§ **YOUR OBJECTIVE**:
Work out how many lines of the listing hold the string "this", then answer with that number and nothing else.

§ **RECORDS FOR THE TASK**:

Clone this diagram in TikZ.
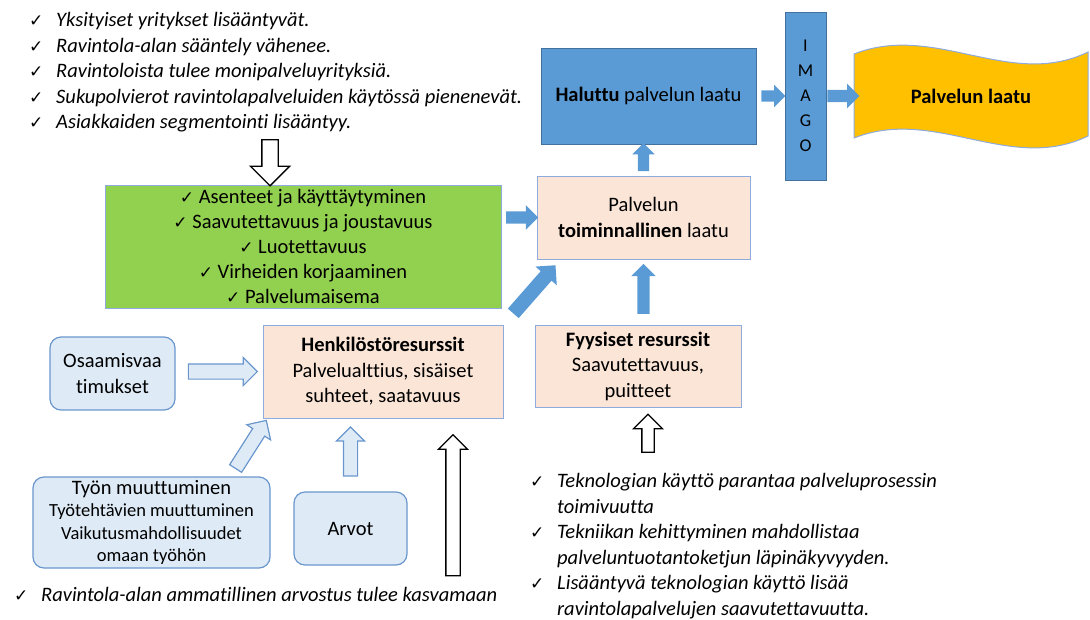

---

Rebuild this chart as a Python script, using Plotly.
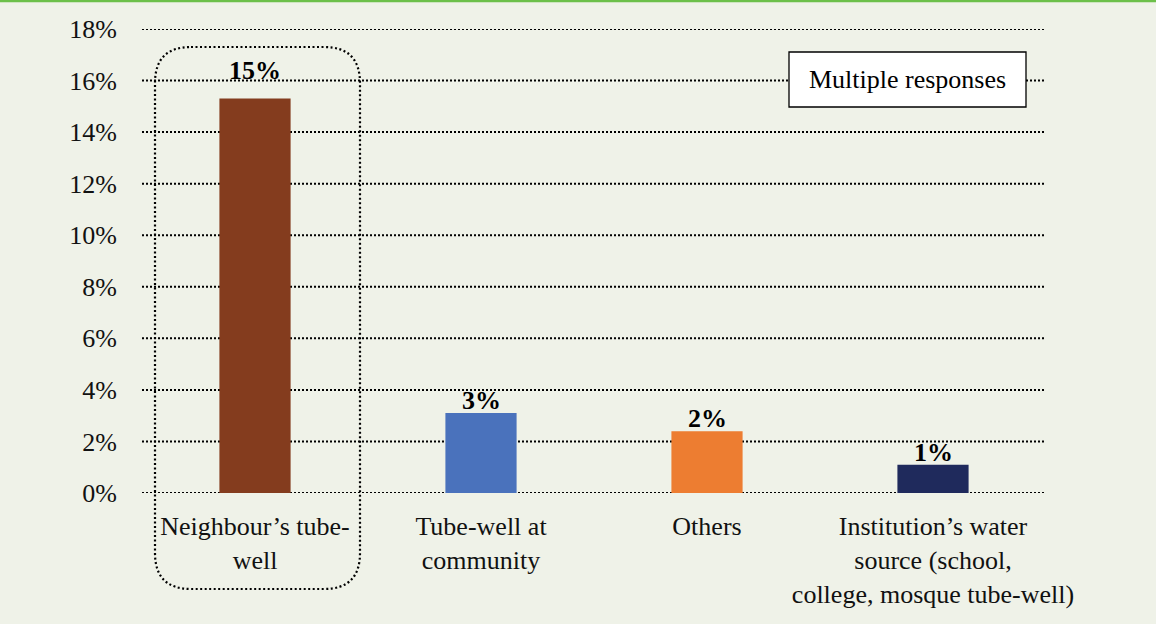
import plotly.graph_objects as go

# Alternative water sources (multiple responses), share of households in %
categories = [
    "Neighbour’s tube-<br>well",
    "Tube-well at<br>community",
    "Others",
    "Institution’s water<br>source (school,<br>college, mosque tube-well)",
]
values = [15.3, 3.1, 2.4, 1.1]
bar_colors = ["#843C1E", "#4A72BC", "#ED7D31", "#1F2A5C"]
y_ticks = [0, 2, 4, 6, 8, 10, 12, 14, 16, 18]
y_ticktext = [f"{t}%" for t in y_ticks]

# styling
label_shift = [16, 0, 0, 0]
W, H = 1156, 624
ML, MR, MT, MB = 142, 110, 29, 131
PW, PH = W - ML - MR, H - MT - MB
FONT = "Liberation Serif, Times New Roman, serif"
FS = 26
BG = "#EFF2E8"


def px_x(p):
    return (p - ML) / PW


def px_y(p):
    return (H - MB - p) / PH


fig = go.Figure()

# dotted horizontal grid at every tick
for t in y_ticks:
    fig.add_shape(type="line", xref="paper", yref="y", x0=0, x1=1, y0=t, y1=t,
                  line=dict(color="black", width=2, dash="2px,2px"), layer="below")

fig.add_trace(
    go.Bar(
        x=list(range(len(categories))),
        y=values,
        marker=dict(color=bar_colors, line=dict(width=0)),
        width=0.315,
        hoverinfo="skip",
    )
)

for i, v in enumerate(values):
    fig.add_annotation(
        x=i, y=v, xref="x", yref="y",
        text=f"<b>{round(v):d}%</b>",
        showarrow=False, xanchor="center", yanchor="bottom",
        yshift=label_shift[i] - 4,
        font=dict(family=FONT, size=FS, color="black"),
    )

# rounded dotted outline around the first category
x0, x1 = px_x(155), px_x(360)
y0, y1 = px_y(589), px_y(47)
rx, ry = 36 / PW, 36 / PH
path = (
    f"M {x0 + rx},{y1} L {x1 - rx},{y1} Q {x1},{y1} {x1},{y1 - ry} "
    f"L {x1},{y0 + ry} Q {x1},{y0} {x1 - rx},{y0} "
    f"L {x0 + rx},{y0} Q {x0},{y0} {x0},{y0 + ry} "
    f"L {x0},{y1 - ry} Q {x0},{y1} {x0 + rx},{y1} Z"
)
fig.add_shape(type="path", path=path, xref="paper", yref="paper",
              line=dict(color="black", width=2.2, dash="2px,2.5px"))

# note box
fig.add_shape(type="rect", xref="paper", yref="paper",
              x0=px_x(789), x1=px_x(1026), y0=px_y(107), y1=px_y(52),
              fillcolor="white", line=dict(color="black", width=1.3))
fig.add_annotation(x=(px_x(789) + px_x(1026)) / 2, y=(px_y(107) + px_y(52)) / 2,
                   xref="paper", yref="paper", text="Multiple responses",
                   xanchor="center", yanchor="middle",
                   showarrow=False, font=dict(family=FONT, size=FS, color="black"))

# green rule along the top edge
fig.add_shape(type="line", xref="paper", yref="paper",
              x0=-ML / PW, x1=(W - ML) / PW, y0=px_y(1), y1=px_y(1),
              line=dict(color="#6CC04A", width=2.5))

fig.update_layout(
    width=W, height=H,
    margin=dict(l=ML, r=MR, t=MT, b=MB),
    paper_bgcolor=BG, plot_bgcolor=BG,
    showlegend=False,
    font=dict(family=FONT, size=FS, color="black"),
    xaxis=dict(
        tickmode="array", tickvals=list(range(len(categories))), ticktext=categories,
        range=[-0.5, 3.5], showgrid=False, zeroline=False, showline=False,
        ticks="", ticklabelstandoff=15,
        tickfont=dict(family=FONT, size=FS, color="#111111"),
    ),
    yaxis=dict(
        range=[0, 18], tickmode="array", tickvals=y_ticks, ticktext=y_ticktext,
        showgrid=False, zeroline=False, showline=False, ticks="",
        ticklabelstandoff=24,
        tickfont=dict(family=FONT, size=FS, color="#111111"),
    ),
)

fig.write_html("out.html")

§ **EXERCISE RESPONSE**:
2